1. "Same Love" (featuring Mary Lambert) – 5:20

Same Love – Remixes
1. "Same Love" (Cutmore Club Mix; featuring Mary Lambert) – 5:52
2. "Same Love" (Cutmore Radio Edit; featuring Mary Lambert) – 3:53

==Credits and personnel==
Credits and personnel are adapted from The Heist album liner notes.
- Macklemore – writer, mixing, recording
- Ryan Lewis – writer, producer, mixing, recording
- Mary Lambert – writer
- Josh Rawlings – piano
- Andrew Joslyn – violin
- Natalie Hall – cello
- Greg Kramer – trombone

== Charts and certifications ==

===Weekly charts===

| Chart (2012–13) | Peak position |
|---|---|
| Australia (ARIA) | 1 |
| Austria (Ö3 Austria Top 40) | 19 |
| Belgium (Ultratop 50 Flanders) | 11 |
| Belgium (Ultratop 50 Wallonia) | 13 |
| Canada Hot 100 (Billboard) | 4 |
| Czech Republic Airplay (ČNS IFPI) | 9 |
| Denmark (Tracklisten) | 38 |
| Euro Digital Song Sales (Billboard) | 8 |
| Euro Digital Tracks (Billboard) Explicit album version | 7 |
| Finland Airplay (Radiosoittolista) | 92 |
| France (SNEP) | 19 |
| Germany (GfK) | 25 |
| Ireland (IRMA) | 6 |
| Italy (FIMI) | 20 |
| Netherlands (Dutch Top 40) | 13 |
| Netherlands (Single Top 100) | 18 |
| New Zealand (Recorded Music NZ) | 1 |
| Scottish Singles Sales (Official Charts) | 7 |
| Sweden (Sverigetopplistan) | 53 |
| Switzerland (Schweizer Hitparade) | 33 |
| UK Singles (Official Charts) | 6 |
| UK Hip Hop/R&B (Official Charts) | 1 |
| UK Indie (Official Charts) | 1 |
| US Billboard Hot 100 | 11 |
| US Hot R&B/Hip-Hop Songs (Billboard) | 3 |
| US Pop Airplay (Billboard) | 5 |
| US Rhythmic Airplay (Billboard) | 3 |
| US Rock & Alternative Airplay (Billboard) | 23 |

===Year-end charts===

| Chart (2013) | Position |
|---|---|
| Australia (ARIA) | 14 |
| Belgium (Ultratop 50 Flanders) | 84 |
| Belgium (Ultratop Flanders Urban) | 20 |
| Belgium (Ultratop 50 Wallonia) | 100 |
| Canada (Canadian Hot 100) | 31 |
| France (SNEP) | 77 |
| Netherlands (Dutch Top 40) | 65 |
| Netherlands (Single Top 100) | 69 |
| New Zealand (Recorded Music NZ) | 15 |
| Sweden (Sverigetopplistan) | 100 |
| UK Singles (OCC) | 70 |
| US Billboard Hot 100 | 43 |
| US Hot R&B/Hip-Hop Songs (Billboard) | 13 |
| US Mainstream Top 40 (Billboard) | 33 |
| US Rhythmic (Billboard) | 21 |
| US Rap Songs (Billboard) | 9 |

==Certifications==

| Region | Certification | Certified units/sales |
| Australia (ARIA) | 6× Platinum | 420,000^{‡} |
| Canada (Music Canada) | Platinum | 80,000^{*} |
| Italy (FIMI) | Gold | 15,000^{‡} |
| New Zealand (RMNZ) | 3× Platinum | 45,000^{*} |
| United Kingdom (BPI) | Platinum | 600,000^{‡} |
| United States (RIAA) | 4× Platinum | 4,000,000^{‡} |
^{*} Sales figures based on certification alone. ^{‡} Sales+streaming figures based on certification alone.

=="She Keeps Me Warm"==

"She Keeps Me Warm" is a song written and performed by Mary Lambert, derived from the chorus she provided to "Same Love". It is included on Lambert's debut major-label EP, Welcome to the Age of My Body (2013), and was released to American hot adult contemporary radio in the summer of 2013 as her first solo single.

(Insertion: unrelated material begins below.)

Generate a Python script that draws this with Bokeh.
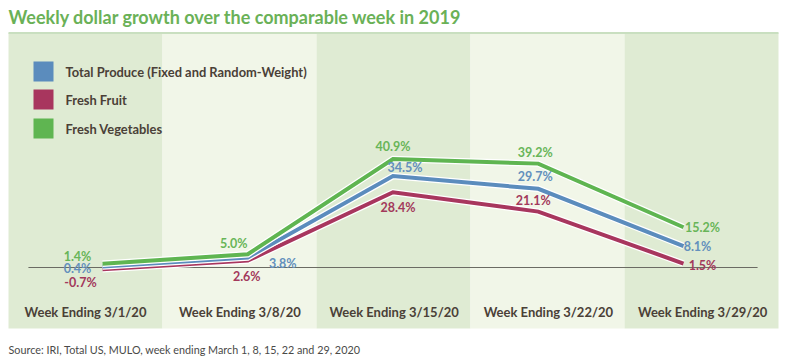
from bokeh.plotting import figure
from bokeh.models import Range1d, ColumnDataSource
from bokeh.core.properties import value
from bokeh.embed import file_html
from bokeh.resources import INLINE

# ---- data ----
weeks = ["Week Ending 3/1/20", "Week Ending 3/8/20", "Week Ending 3/15/20",
         "Week Ending 3/22/20", "Week Ending 3/29/20"]
series_names = ["Total Produce (Fixed and Random-Weight)", "Fresh Fruit", "Fresh Vegetables"]
total_produce = [0.4, 3.8, 34.5, 29.7, 8.1]
fresh_fruit = [-0.7, 2.6, 28.4, 21.1, 1.5]
fresh_vegetables = [1.4, 5.0, 40.9, 39.2, 15.2]

# ---- styling ----
W, H = 800, 363
BLUE, RED, GREEN = "#5b8cbd", "#a8365e", "#5fb551"
LBL_BLUE, LBL_RED, LBL_GREEN = "#6390bd", "#a3395b", "#68b558"
DARK_BAND, LIGHT_BAND = "#dfebd3", "#f1f6e8"
TEXT_DARK = "#4a4037"
FONT = "Lato"
XPX, YPX, X0PX, Y0PX = 145.25, 2.65, 102, 267

p = figure(width=W, height=H, output_backend="svg", toolbar_location=None,
           x_range=Range1d(-X0PX / XPX, (W - X0PX) / XPX),
           y_range=Range1d(-(H - Y0PX) / YPX, Y0PX / YPX),
           min_border=0, outline_line_color=None)
p.axis.visible = False
p.grid.visible = False
p.background_fill_color = "white"
p.border_fill_color = "white"

# pixel-like ranges for decoration (reference pixel coordinates)
p.extra_x_ranges = {"px": Range1d(0, W)}
p.extra_y_ranges = {"py": Range1d(H, 0)}

# column bands
n = len(weeks)
col_left = [8 + 154 * i for i in range(n)]
col_right = [8 + 154 * (i + 1) for i in range(n)]
col_colors = [DARK_BAND if i % 2 == 0 else LIGHT_BAND for i in range(n)]
p.quad(left=col_left, right=col_right, top=[32.5] * n, bottom=[328] * n,
       fill_color=col_colors, line_color=None, x_range_name="px", y_range_name="py")
p.segment(x0=[8], x1=[778], y0=[32.5], y1=[32.5], line_color="#c9dfc0", line_width=2,
          x_range_name="px", y_range_name="py")

# zero line
p.segment(x0=[-0.51], x1=[4.51], y0=[0], y1=[0], line_color="#6b6b63", line_width=1.2)

xs = list(range(n))
order = [(fresh_fruit, RED), (total_produce, BLUE), (fresh_vegetables, GREEN)]
for vals, col in order:
    p.line(xs, vals, line_color="white", line_width=6.5, line_join="miter")
    p.line(xs, vals, line_color=col, line_width=4, line_join="miter")

# value labels
offsets = {
    "veg": ([-25, -14, 0, -3, 19], [-7, -11, -13, -11, 0]),
    "tot": ([-25, 35, 12, -3, 14], [2, 6, -9, -12, 0]),
    "fru": ([-22, -1, 5, -5, 19], [13, 16, 15, -11, 2]),
}
for key, vals, col in [("veg", fresh_vegetables, LBL_GREEN), ("tot", total_produce, LBL_BLUE),
                       ("fru", fresh_fruit, LBL_RED)]:
    src = ColumnDataSource(dict(x=xs, y=vals, t=[f"{v:.1f}%" for v in vals],
                                xo=offsets[key][0], yo=offsets[key][1]))
    p.text(x="x", y="y", text="t", x_offset="xo", y_offset="yo", source=src,
           text_color=col, text_font=value(FONT), text_font_style="bold",
           text_font_size="12.5px", text_align="center", text_baseline="middle")

# category labels
col_centers = [85 + 154.3 * i for i in range(n)]
p.text(x=col_centers, y=[311] * n, text=weeks, text_color=TEXT_DARK,
       text_font=value(FONT), text_font_style="bold", text_font_size="13px",
       text_align="center", text_baseline="middle", x_range_name="px", y_range_name="py")

# legend
leg_colors = [BLUE, RED, GREEN]
leg_y = [71, 99, 128]
p.rect(x=[43] * 3, y=leg_y, width=20, height=20, fill_color=leg_colors, line_color=None,
       x_range_name="px", y_range_name="py")
p.text(x=[65] * 3, y=leg_y, text=series_names, text_color=TEXT_DARK,
       text_font=value(FONT), text_font_style="bold", text_font_size="12.9px",
       text_align="left", text_baseline="middle", x_range_name="px", y_range_name="py")

# title & source
p.text(x=[8], y=[16], text=["Weekly dollar growth over the comparable week in 2019"],
       text_color="#6ab157", text_font=value(FONT), text_font_style="bold",
       text_font_size="18px", text_align="left", text_baseline="middle",
       x_range_name="px", y_range_name="py")
p.text(x=[8], y=[349], text=["Source: IRI, Total US, MULO, week ending March 1, 8, 15, 22 and 29, 2020"],
       text_color="#4a4a48", text_font=value(FONT), text_font_size="10.8px",
       text_align="left", text_baseline="middle", x_range_name="px", y_range_name="py")

open("out.html", "w").write(file_html(p, INLINE))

===Background and content===
"She Keeps Me Warm" (and the chorus it shares with "Same Love") was inspired by Lambert's experiences with love and growing up homosexual in a religious family. Lambert explained to Entertainment Tonight at the 56th Grammy Awards that the song came about as a result of her wanting to write a song that was "genuine and authentic to [her] experience". While written from the particular perspective of a lesbian, the song's themes of love and security in relationships have a universal appeal, which contributed to its warm reception on pop radio. Chad Rufer, PD of KZZO Sacramento, suggested to Billboard that the original version "has more of a political stance than Lambert's" and that the re-worked "She Keeps Me Warm" is "simply a great pop song about falling in love."

===Music video===
The music video for "She Keeps Me Warm" was directed by Mego Lin and premiered on VEVO on August 24, 2013. It features Bryn Santillan. An official lyric video was released December 17, 2013 in support of the song's parent EP.

===Chart performance===
"She Keeps Me Warm" debuted at number 38 on the Billboard Adult Top 40 chart for the week ending January 25, 2014.